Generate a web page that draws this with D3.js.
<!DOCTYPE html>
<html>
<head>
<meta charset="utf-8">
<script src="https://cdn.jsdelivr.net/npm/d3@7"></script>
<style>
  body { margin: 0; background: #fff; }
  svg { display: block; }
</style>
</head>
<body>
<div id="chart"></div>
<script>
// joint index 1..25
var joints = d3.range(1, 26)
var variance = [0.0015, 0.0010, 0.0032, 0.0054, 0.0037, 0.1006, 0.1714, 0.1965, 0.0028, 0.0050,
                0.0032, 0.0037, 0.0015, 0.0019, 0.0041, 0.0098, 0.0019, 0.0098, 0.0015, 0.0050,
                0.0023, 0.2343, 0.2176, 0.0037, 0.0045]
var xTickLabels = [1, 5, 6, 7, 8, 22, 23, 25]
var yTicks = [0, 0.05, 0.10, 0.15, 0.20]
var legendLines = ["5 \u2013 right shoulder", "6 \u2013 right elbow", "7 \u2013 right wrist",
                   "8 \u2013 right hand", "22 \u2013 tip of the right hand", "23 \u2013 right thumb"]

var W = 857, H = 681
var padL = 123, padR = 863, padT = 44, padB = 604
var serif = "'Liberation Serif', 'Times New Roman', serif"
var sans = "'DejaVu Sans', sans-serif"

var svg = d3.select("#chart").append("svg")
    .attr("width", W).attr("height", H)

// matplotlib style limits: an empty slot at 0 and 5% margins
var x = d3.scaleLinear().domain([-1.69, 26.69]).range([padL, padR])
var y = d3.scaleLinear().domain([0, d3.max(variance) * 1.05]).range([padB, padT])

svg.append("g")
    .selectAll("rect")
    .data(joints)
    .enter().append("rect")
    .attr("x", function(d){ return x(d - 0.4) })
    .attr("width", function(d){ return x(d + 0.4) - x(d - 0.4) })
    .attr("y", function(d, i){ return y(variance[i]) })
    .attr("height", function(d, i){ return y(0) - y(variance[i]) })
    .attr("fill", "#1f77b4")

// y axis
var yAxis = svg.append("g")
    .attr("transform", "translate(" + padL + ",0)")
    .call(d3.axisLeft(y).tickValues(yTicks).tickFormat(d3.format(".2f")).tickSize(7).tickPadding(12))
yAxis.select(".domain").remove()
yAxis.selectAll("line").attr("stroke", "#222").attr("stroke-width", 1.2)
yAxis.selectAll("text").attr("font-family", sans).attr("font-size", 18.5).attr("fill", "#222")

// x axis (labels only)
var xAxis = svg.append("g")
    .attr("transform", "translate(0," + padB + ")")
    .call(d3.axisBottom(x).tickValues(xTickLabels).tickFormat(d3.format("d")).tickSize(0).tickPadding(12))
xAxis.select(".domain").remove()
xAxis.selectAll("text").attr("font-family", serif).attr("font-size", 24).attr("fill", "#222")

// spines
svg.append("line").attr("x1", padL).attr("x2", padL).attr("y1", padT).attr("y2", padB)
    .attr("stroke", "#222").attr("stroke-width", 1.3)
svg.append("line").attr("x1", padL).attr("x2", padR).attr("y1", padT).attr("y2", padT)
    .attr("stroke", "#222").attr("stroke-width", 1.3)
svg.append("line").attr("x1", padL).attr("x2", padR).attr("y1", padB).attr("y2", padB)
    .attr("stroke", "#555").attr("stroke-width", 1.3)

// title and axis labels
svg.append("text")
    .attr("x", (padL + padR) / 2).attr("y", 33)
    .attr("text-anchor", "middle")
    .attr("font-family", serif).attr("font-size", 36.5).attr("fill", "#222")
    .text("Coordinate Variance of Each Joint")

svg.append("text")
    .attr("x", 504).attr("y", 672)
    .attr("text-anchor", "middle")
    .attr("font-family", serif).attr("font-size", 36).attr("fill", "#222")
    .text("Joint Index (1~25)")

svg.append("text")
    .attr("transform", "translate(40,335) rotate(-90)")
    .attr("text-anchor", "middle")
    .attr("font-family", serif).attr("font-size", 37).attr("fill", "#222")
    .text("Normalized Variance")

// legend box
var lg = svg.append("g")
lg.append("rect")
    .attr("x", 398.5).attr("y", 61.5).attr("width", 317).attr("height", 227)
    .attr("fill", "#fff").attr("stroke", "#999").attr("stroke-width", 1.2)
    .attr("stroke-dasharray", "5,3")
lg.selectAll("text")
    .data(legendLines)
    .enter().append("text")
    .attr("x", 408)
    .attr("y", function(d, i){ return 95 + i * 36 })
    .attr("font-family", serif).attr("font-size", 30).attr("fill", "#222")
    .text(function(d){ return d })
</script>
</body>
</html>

::::

→ **Instructions to follow**
Repeat the data above, word for word.

→ **Solution to the problem**
Generate a web page that draws this with D3.js.
<!DOCTYPE html>
<html>
<head>
<meta charset="utf-8">
<script src="https://cdn.jsdelivr.net/npm/d3@7"></script>
<style>
  body { margin: 0; background: #fff; }
  svg { display: block; }
</style>
</head>
<body>
<div id="chart"></div>
<script>
// joint index 1..25
var joints = d3.range(1, 26)
var variance = [0.0015, 0.0010, 0.0032, 0.0054, 0.0037, 0.1006, 0.1714, 0.1965, 0.0028, 0.0050,
                0.0032, 0.0037, 0.0015, 0.0019, 0.0041, 0.0098, 0.0019, 0.0098, 0.0015, 0.0050,
                0.0023, 0.2343, 0.2176, 0.0037, 0.0045]
var xTickLabels = [1, 5, 6, 7, 8, 22, 23, 25]
var yTicks = [0, 0.05, 0.10, 0.15, 0.20]
var legendLines = ["5 \u2013 right shoulder", "6 \u2013 right elbow", "7 \u2013 right wrist",
                   "8 \u2013 right hand", "22 \u2013 tip of the right hand", "23 \u2013 right thumb"]

var W = 857, H = 681
var padL = 123, padR = 863, padT = 44, padB = 604
var serif = "'Liberation Serif', 'Times New Roman', serif"
var sans = "'DejaVu Sans', sans-serif"

var svg = d3.select("#chart").append("svg")
    .attr("width", W).attr("height", H)

// matplotlib style limits: an empty slot at 0 and 5% margins
var x = d3.scaleLinear().domain([-1.69, 26.69]).range([padL, padR])
var y = d3.scaleLinear().domain([0, d3.max(variance) * 1.05]).range([padB, padT])

svg.append("g")
    .selectAll("rect")
    .data(joints)
    .enter().append("rect")
    .attr("x", function(d){ return x(d - 0.4) })
    .attr("width", function(d){ return x(d + 0.4) - x(d - 0.4) })
    .attr("y", function(d, i){ return y(variance[i]) })
    .attr("height", function(d, i){ return y(0) - y(variance[i]) })
    .attr("fill", "#1f77b4")

// y axis
var yAxis = svg.append("g")
    .attr("transform", "translate(" + padL + ",0)")
    .call(d3.axisLeft(y).tickValues(yTicks).tickFormat(d3.format(".2f")).tickSize(7).tickPadding(12))
yAxis.select(".domain").remove()
yAxis.selectAll("line").attr("stroke", "#222").attr("stroke-width", 1.2)
yAxis.selectAll("text").attr("font-family", sans).attr("font-size", 18.5).attr("fill", "#222")

// x axis (labels only)
var xAxis = svg.append("g")
    .attr("transform", "translate(0," + padB + ")")
    .call(d3.axisBottom(x).tickValues(xTickLabels).tickFormat(d3.format("d")).tickSize(0).tickPadding(12))
xAxis.select(".domain").remove()
xAxis.selectAll("text").attr("font-family", serif).attr("font-size", 24).attr("fill", "#222")

// spines
svg.append("line").attr("x1", padL).attr("x2", padL).attr("y1", padT).attr("y2", padB)
    .attr("stroke", "#222").attr("stroke-width", 1.3)
svg.append("line").attr("x1", padL).attr("x2", padR).attr("y1", padT).attr("y2", padT)
    .attr("stroke", "#222").attr("stroke-width", 1.3)
svg.append("line").attr("x1", padL).attr("x2", padR).attr("y1", padB).attr("y2", padB)
    .attr("stroke", "#555").attr("stroke-width", 1.3)

// title and axis labels
svg.append("text")
    .attr("x", (padL + padR) / 2).attr("y", 33)
    .attr("text-anchor", "middle")
    .attr("font-family", serif).attr("font-size", 36.5).attr("fill", "#222")
    .text("Coordinate Variance of Each Joint")

svg.append("text")
    .attr("x", 504).attr("y", 672)
    .attr("text-anchor", "middle")
    .attr("font-family", serif).attr("font-size", 36).attr("fill", "#222")
    .text("Joint Index (1~25)")

svg.append("text")
    .attr("transform", "translate(40,335) rotate(-90)")
    .attr("text-anchor", "middle")
    .attr("font-family", serif).attr("font-size", 37).attr("fill", "#222")
    .text("Normalized Variance")

// legend box
var lg = svg.append("g")
lg.append("rect")
    .attr("x", 398.5).attr("y", 61.5).attr("width", 317).attr("height", 227)
    .attr("fill", "#fff").attr("stroke", "#999").attr("stroke-width", 1.2)
    .attr("stroke-dasharray", "5,3")
lg.selectAll("text")
    .data(legendLines)
    .enter().append("text")
    .attr("x", 408)
    .attr("y", function(d, i){ return 95 + i * 36 })
    .attr("font-family", serif).attr("font-size", 30).attr("fill", "#222")
    .text(function(d){ return d })
</script>
</body>
</html>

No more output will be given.